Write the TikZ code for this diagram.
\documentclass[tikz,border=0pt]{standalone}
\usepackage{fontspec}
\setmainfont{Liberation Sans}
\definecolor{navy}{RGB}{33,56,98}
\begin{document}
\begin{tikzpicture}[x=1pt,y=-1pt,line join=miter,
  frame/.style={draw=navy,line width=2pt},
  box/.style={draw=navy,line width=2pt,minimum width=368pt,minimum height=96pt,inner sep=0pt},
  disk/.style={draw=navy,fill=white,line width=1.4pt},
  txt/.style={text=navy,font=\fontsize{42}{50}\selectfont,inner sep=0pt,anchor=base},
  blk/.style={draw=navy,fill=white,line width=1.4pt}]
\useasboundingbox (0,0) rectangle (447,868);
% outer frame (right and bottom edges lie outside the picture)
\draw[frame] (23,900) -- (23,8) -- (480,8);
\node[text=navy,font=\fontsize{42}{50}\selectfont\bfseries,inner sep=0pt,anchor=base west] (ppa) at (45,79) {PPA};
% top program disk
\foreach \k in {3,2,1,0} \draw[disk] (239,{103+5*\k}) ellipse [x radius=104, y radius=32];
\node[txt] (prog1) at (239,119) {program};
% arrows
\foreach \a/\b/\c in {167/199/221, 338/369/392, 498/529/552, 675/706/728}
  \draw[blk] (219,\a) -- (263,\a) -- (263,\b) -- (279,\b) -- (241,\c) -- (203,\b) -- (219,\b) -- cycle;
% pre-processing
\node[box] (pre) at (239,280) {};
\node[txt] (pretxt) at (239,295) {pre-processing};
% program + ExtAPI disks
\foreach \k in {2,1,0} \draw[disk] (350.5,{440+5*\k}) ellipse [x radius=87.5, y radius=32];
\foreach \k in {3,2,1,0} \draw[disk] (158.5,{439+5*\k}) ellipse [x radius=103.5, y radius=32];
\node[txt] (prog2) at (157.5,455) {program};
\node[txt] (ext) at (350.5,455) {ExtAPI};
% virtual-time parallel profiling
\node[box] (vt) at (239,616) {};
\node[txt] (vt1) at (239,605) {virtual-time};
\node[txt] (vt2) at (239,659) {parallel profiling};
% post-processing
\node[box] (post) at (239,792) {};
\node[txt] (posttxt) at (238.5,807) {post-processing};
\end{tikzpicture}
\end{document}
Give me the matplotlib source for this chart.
------------------------------------------------
● **Problem statement**: All of the entries need to be reproduced exactly; please write them out.

● **The reply**:
Write the TikZ code for this diagram.
\documentclass[tikz,border=0pt]{standalone}
\usepackage{fontspec}
\setmainfont{Liberation Sans}
\definecolor{navy}{RGB}{33,56,98}
\begin{document}
\begin{tikzpicture}[x=1pt,y=-1pt,line join=miter,
  frame/.style={draw=navy,line width=2pt},
  box/.style={draw=navy,line width=2pt,minimum width=368pt,minimum height=96pt,inner sep=0pt},
  disk/.style={draw=navy,fill=white,line width=1.4pt},
  txt/.style={text=navy,font=\fontsize{42}{50}\selectfont,inner sep=0pt,anchor=base},
  blk/.style={draw=navy,fill=white,line width=1.4pt}]
\useasboundingbox (0,0) rectangle (447,868);
% outer frame (right and bottom edges lie outside the picture)
\draw[frame] (23,900) -- (23,8) -- (480,8);
\node[text=navy,font=\fontsize{42}{50}\selectfont\bfseries,inner sep=0pt,anchor=base west] (ppa) at (45,79) {PPA};
% top program disk
\foreach \k in {3,2,1,0} \draw[disk] (239,{103+5*\k}) ellipse [x radius=104, y radius=32];
\node[txt] (prog1) at (239,119) {program};
% arrows
\foreach \a/\b/\c in {167/199/221, 338/369/392, 498/529/552, 675/706/728}
  \draw[blk] (219,\a) -- (263,\a) -- (263,\b) -- (279,\b) -- (241,\c) -- (203,\b) -- (219,\b) -- cycle;
% pre-processing
\node[box] (pre) at (239,280) {};
\node[txt] (pretxt) at (239,295) {pre-processing};
% program + ExtAPI disks
\foreach \k in {2,1,0} \draw[disk] (350.5,{440+5*\k}) ellipse [x radius=87.5, y radius=32];
\foreach \k in {3,2,1,0} \draw[disk] (158.5,{439+5*\k}) ellipse [x radius=103.5, y radius=32];
\node[txt] (prog2) at (157.5,455) {program};
\node[txt] (ext) at (350.5,455) {ExtAPI};
% virtual-time parallel profiling
\node[box] (vt) at (239,616) {};
\node[txt] (vt1) at (239,605) {virtual-time};
\node[txt] (vt2) at (239,659) {parallel profiling};
% post-processing
\node[box] (post) at (239,792) {};
\node[txt] (posttxt) at (238.5,807) {post-processing};
\end{tikzpicture}
\end{document}
Give me the matplotlib source for this chart.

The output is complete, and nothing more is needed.